## START COLLECTED MATERIAL

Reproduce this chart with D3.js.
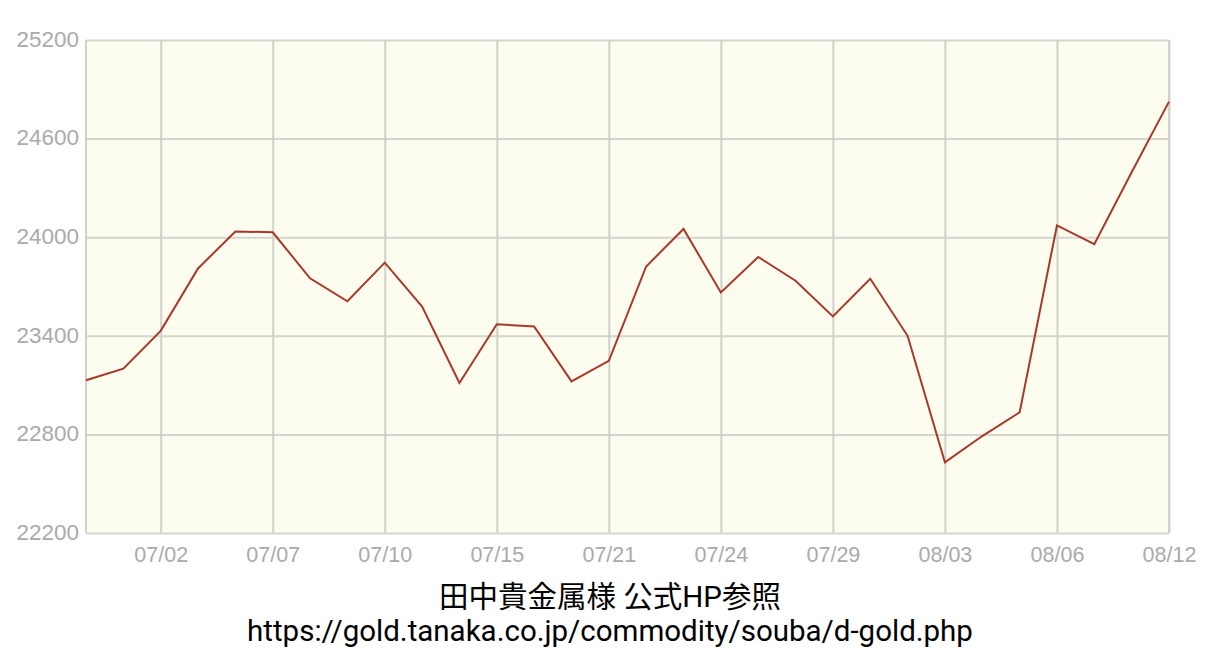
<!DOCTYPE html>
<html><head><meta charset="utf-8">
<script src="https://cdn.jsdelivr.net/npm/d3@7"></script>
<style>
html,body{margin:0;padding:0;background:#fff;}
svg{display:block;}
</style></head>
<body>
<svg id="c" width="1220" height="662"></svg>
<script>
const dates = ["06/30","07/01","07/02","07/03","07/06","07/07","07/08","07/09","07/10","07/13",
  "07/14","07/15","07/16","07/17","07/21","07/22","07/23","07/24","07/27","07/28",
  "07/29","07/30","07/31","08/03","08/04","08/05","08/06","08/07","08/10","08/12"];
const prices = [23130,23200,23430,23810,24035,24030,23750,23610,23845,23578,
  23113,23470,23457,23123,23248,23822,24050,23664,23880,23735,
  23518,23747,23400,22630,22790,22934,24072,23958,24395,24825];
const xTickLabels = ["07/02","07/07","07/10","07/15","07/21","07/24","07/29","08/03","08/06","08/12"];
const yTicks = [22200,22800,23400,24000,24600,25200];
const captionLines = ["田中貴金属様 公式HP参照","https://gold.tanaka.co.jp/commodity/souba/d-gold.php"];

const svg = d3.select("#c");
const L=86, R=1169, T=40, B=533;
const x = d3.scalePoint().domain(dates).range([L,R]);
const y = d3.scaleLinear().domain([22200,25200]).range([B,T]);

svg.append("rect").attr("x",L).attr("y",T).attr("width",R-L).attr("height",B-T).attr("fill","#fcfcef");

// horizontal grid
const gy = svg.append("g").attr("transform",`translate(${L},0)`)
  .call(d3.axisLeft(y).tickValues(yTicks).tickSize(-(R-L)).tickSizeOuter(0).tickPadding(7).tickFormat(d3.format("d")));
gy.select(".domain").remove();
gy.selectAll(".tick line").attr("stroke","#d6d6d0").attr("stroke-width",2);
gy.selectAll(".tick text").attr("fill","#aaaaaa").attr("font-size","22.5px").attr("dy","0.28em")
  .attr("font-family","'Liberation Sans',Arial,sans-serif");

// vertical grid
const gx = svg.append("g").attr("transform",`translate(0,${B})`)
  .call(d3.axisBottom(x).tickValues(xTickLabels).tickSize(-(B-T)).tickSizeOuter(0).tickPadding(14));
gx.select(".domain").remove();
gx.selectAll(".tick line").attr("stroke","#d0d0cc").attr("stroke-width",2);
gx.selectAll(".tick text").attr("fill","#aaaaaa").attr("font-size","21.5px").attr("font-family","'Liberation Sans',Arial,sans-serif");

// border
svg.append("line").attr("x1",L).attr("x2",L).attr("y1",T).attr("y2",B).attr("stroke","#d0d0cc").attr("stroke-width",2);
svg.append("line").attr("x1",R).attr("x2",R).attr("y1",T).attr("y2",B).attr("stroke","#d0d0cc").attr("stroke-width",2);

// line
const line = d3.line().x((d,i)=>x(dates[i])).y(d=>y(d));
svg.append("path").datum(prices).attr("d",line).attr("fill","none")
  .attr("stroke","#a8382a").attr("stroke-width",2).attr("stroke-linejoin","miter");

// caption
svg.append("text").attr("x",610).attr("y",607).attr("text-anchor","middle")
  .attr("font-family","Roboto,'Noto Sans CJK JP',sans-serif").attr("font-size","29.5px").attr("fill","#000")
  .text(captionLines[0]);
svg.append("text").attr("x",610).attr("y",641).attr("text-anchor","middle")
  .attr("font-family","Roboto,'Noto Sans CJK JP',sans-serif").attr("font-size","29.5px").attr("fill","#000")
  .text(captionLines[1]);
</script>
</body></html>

## END COLLECTED MATERIAL

→ TASK OBJECTIVE:
Print out the whole of the material word for word, without pictures.

→ TASK RESULT:
Reproduce this chart with D3.js.
<!DOCTYPE html>
<html><head><meta charset="utf-8">
<script src="https://cdn.jsdelivr.net/npm/d3@7"></script>
<style>
html,body{margin:0;padding:0;background:#fff;}
svg{display:block;}
</style></head>
<body>
<svg id="c" width="1220" height="662"></svg>
<script>
const dates = ["06/30","07/01","07/02","07/03","07/06","07/07","07/08","07/09","07/10","07/13",
  "07/14","07/15","07/16","07/17","07/21","07/22","07/23","07/24","07/27","07/28",
  "07/29","07/30","07/31","08/03","08/04","08/05","08/06","08/07","08/10","08/12"];
const prices = [23130,23200,23430,23810,24035,24030,23750,23610,23845,23578,
  23113,23470,23457,23123,23248,23822,24050,23664,23880,23735,
  23518,23747,23400,22630,22790,22934,24072,23958,24395,24825];
const xTickLabels = ["07/02","07/07","07/10","07/15","07/21","07/24","07/29","08/03","08/06","08/12"];
const yTicks = [22200,22800,23400,24000,24600,25200];
const captionLines = ["田中貴金属様 公式HP参照","https://gold.tanaka.co.jp/commodity/souba/d-gold.php"];

const svg = d3.select("#c");
const L=86, R=1169, T=40, B=533;
const x = d3.scalePoint().domain(dates).range([L,R]);
const y = d3.scaleLinear().domain([22200,25200]).range([B,T]);

svg.append("rect").attr("x",L).attr("y",T).attr("width",R-L).attr("height",B-T).attr("fill","#fcfcef");

// horizontal grid
const gy = svg.append("g").attr("transform",`translate(${L},0)`)
  .call(d3.axisLeft(y).tickValues(yTicks).tickSize(-(R-L)).tickSizeOuter(0).tickPadding(7).tickFormat(d3.format("d")));
gy.select(".domain").remove();
gy.selectAll(".tick line").attr("stroke","#d6d6d0").attr("stroke-width",2);
gy.selectAll(".tick text").attr("fill","#aaaaaa").attr("font-size","22.5px").attr("dy","0.28em")
  .attr("font-family","'Liberation Sans',Arial,sans-serif");

// vertical grid
const gx = svg.append("g").attr("transform",`translate(0,${B})`)
  .call(d3.axisBottom(x).tickValues(xTickLabels).tickSize(-(B-T)).tickSizeOuter(0).tickPadding(14));
gx.select(".domain").remove();
gx.selectAll(".tick line").attr("stroke","#d0d0cc").attr("stroke-width",2);
gx.selectAll(".tick text").attr("fill","#aaaaaa").attr("font-size","21.5px").attr("font-family","'Liberation Sans',Arial,sans-serif");

// border
svg.append("line").attr("x1",L).attr("x2",L).attr("y1",T).attr("y2",B).attr("stroke","#d0d0cc").attr("stroke-width",2);
svg.append("line").attr("x1",R).attr("x2",R).attr("y1",T).attr("y2",B).attr("stroke","#d0d0cc").attr("stroke-width",2);

// line
const line = d3.line().x((d,i)=>x(dates[i])).y(d=>y(d));
svg.append("path").datum(prices).attr("d",line).attr("fill","none")
  .attr("stroke","#a8382a").attr("stroke-width",2).attr("stroke-linejoin","miter");

// caption
svg.append("text").attr("x",610).attr("y",607).attr("text-anchor","middle")
  .attr("font-family","Roboto,'Noto Sans CJK JP',sans-serif").attr("font-size","29.5px").attr("fill","#000")
  .text(captionLines[0]);
svg.append("text").attr("x",610).attr("y",641).attr("text-anchor","middle")
  .attr("font-family","Roboto,'Noto Sans CJK JP',sans-serif").attr("font-size","29.5px").attr("fill","#000")
  .text(captionLines[1]);
</script>
</body></html>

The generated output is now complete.